--- Begin Records shown ---

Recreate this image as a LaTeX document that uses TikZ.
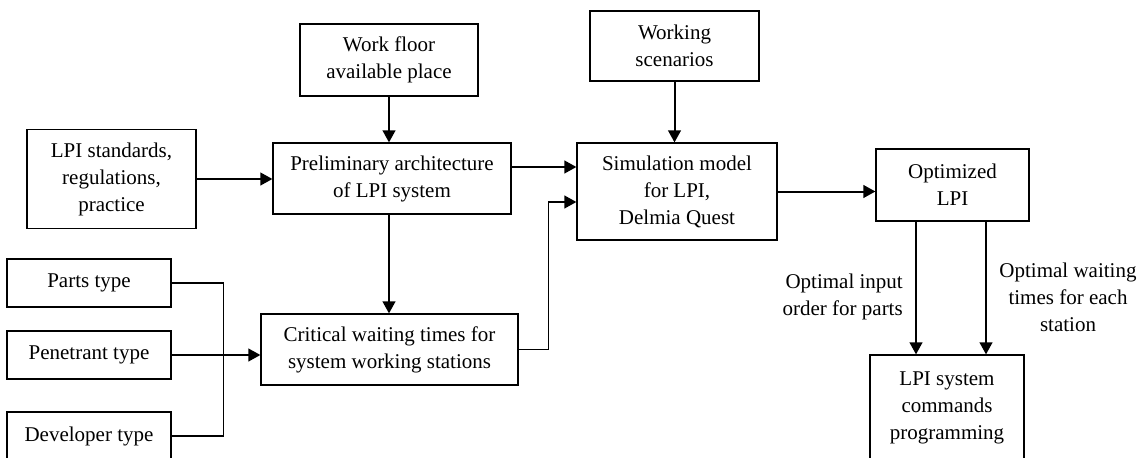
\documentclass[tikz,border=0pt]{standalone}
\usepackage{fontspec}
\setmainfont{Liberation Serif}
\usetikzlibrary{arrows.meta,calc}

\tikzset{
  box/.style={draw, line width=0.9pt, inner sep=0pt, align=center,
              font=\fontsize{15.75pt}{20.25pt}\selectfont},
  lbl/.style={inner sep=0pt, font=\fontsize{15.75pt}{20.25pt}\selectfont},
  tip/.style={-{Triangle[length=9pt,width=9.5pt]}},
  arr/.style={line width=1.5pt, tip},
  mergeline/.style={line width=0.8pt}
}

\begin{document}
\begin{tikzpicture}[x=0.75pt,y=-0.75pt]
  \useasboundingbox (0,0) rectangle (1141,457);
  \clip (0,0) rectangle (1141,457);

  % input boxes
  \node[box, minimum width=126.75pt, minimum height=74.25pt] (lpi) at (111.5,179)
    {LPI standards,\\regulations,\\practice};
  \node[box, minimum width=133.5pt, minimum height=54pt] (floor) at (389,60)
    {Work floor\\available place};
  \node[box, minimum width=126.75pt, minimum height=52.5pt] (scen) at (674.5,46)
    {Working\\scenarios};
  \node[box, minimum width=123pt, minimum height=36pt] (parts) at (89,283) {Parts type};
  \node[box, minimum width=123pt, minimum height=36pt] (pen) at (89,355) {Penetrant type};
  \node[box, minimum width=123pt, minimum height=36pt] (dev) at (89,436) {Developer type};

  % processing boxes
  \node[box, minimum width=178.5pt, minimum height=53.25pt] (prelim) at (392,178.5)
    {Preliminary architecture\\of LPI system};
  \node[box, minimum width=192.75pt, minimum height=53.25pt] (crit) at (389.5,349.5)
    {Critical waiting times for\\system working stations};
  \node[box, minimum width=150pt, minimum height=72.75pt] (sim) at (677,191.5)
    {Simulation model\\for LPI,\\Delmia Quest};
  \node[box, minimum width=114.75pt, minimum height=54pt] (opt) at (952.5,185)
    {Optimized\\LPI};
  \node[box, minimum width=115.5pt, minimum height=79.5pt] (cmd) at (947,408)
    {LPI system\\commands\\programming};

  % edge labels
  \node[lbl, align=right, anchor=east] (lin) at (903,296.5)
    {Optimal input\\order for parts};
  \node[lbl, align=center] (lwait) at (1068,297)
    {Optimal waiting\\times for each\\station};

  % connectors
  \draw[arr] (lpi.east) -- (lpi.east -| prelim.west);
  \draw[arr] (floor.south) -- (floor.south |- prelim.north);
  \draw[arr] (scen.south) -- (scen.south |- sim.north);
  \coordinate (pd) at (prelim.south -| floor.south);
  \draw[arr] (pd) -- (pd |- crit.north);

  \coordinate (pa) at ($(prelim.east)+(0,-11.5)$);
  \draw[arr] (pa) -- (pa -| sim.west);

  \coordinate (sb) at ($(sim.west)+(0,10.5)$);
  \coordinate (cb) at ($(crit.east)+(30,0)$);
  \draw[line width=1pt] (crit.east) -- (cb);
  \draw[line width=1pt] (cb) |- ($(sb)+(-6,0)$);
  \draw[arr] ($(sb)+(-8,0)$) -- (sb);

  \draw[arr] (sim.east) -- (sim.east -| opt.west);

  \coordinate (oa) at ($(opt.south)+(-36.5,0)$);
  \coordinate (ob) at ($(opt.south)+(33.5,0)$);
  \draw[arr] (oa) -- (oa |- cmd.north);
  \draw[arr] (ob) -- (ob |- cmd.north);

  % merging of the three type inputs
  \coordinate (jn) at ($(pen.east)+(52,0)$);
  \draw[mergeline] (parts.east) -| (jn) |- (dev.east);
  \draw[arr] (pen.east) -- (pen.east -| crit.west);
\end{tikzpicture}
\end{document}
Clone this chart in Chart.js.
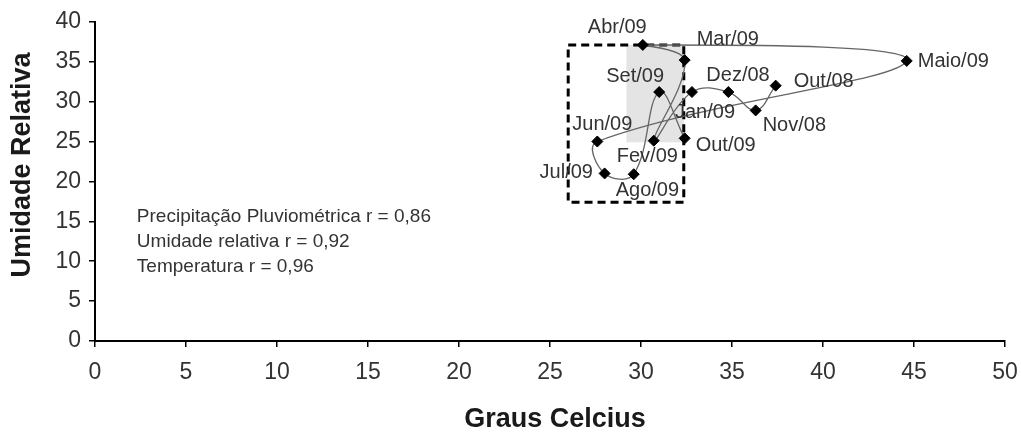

--- End Records shown ---

Work to be completed => Print every entry above again without changing a word, and omit the pictures.

Response below =>
Recreate this image as a LaTeX document that uses TikZ.
\documentclass[tikz,border=0pt]{standalone}
\usepackage{fontspec}
\setmainfont{Liberation Serif}
\usetikzlibrary{arrows.meta,calc}

\tikzset{
  box/.style={draw, line width=0.9pt, inner sep=0pt, align=center,
              font=\fontsize{15.75pt}{20.25pt}\selectfont},
  lbl/.style={inner sep=0pt, font=\fontsize{15.75pt}{20.25pt}\selectfont},
  tip/.style={-{Triangle[length=9pt,width=9.5pt]}},
  arr/.style={line width=1.5pt, tip},
  mergeline/.style={line width=0.8pt}
}

\begin{document}
\begin{tikzpicture}[x=0.75pt,y=-0.75pt]
  \useasboundingbox (0,0) rectangle (1141,457);
  \clip (0,0) rectangle (1141,457);

  % input boxes
  \node[box, minimum width=126.75pt, minimum height=74.25pt] (lpi) at (111.5,179)
    {LPI standards,\\regulations,\\practice};
  \node[box, minimum width=133.5pt, minimum height=54pt] (floor) at (389,60)
    {Work floor\\available place};
  \node[box, minimum width=126.75pt, minimum height=52.5pt] (scen) at (674.5,46)
    {Working\\scenarios};
  \node[box, minimum width=123pt, minimum height=36pt] (parts) at (89,283) {Parts type};
  \node[box, minimum width=123pt, minimum height=36pt] (pen) at (89,355) {Penetrant type};
  \node[box, minimum width=123pt, minimum height=36pt] (dev) at (89,436) {Developer type};

  % processing boxes
  \node[box, minimum width=178.5pt, minimum height=53.25pt] (prelim) at (392,178.5)
    {Preliminary architecture\\of LPI system};
  \node[box, minimum width=192.75pt, minimum height=53.25pt] (crit) at (389.5,349.5)
    {Critical waiting times for\\system working stations};
  \node[box, minimum width=150pt, minimum height=72.75pt] (sim) at (677,191.5)
    {Simulation model\\for LPI,\\Delmia Quest};
  \node[box, minimum width=114.75pt, minimum height=54pt] (opt) at (952.5,185)
    {Optimized\\LPI};
  \node[box, minimum width=115.5pt, minimum height=79.5pt] (cmd) at (947,408)
    {LPI system\\commands\\programming};

  % edge labels
  \node[lbl, align=right, anchor=east] (lin) at (903,296.5)
    {Optimal input\\order for parts};
  \node[lbl, align=center] (lwait) at (1068,297)
    {Optimal waiting\\times for each\\station};

  % connectors
  \draw[arr] (lpi.east) -- (lpi.east -| prelim.west);
  \draw[arr] (floor.south) -- (floor.south |- prelim.north);
  \draw[arr] (scen.south) -- (scen.south |- sim.north);
  \coordinate (pd) at (prelim.south -| floor.south);
  \draw[arr] (pd) -- (pd |- crit.north);

  \coordinate (pa) at ($(prelim.east)+(0,-11.5)$);
  \draw[arr] (pa) -- (pa -| sim.west);

  \coordinate (sb) at ($(sim.west)+(0,10.5)$);
  \coordinate (cb) at ($(crit.east)+(30,0)$);
  \draw[line width=1pt] (crit.east) -- (cb);
  \draw[line width=1pt] (cb) |- ($(sb)+(-6,0)$);
  \draw[arr] ($(sb)+(-8,0)$) -- (sb);

  \draw[arr] (sim.east) -- (sim.east -| opt.west);

  \coordinate (oa) at ($(opt.south)+(-36.5,0)$);
  \coordinate (ob) at ($(opt.south)+(33.5,0)$);
  \draw[arr] (oa) -- (oa |- cmd.north);
  \draw[arr] (ob) -- (ob |- cmd.north);

  % merging of the three type inputs
  \coordinate (jn) at ($(pen.east)+(52,0)$);
  \draw[mergeline] (parts.east) -| (jn) |- (dev.east);
  \draw[arr] (pen.east) -- (pen.east -| crit.west);
\end{tikzpicture}
\end{document}
Clone this chart in Chart.js.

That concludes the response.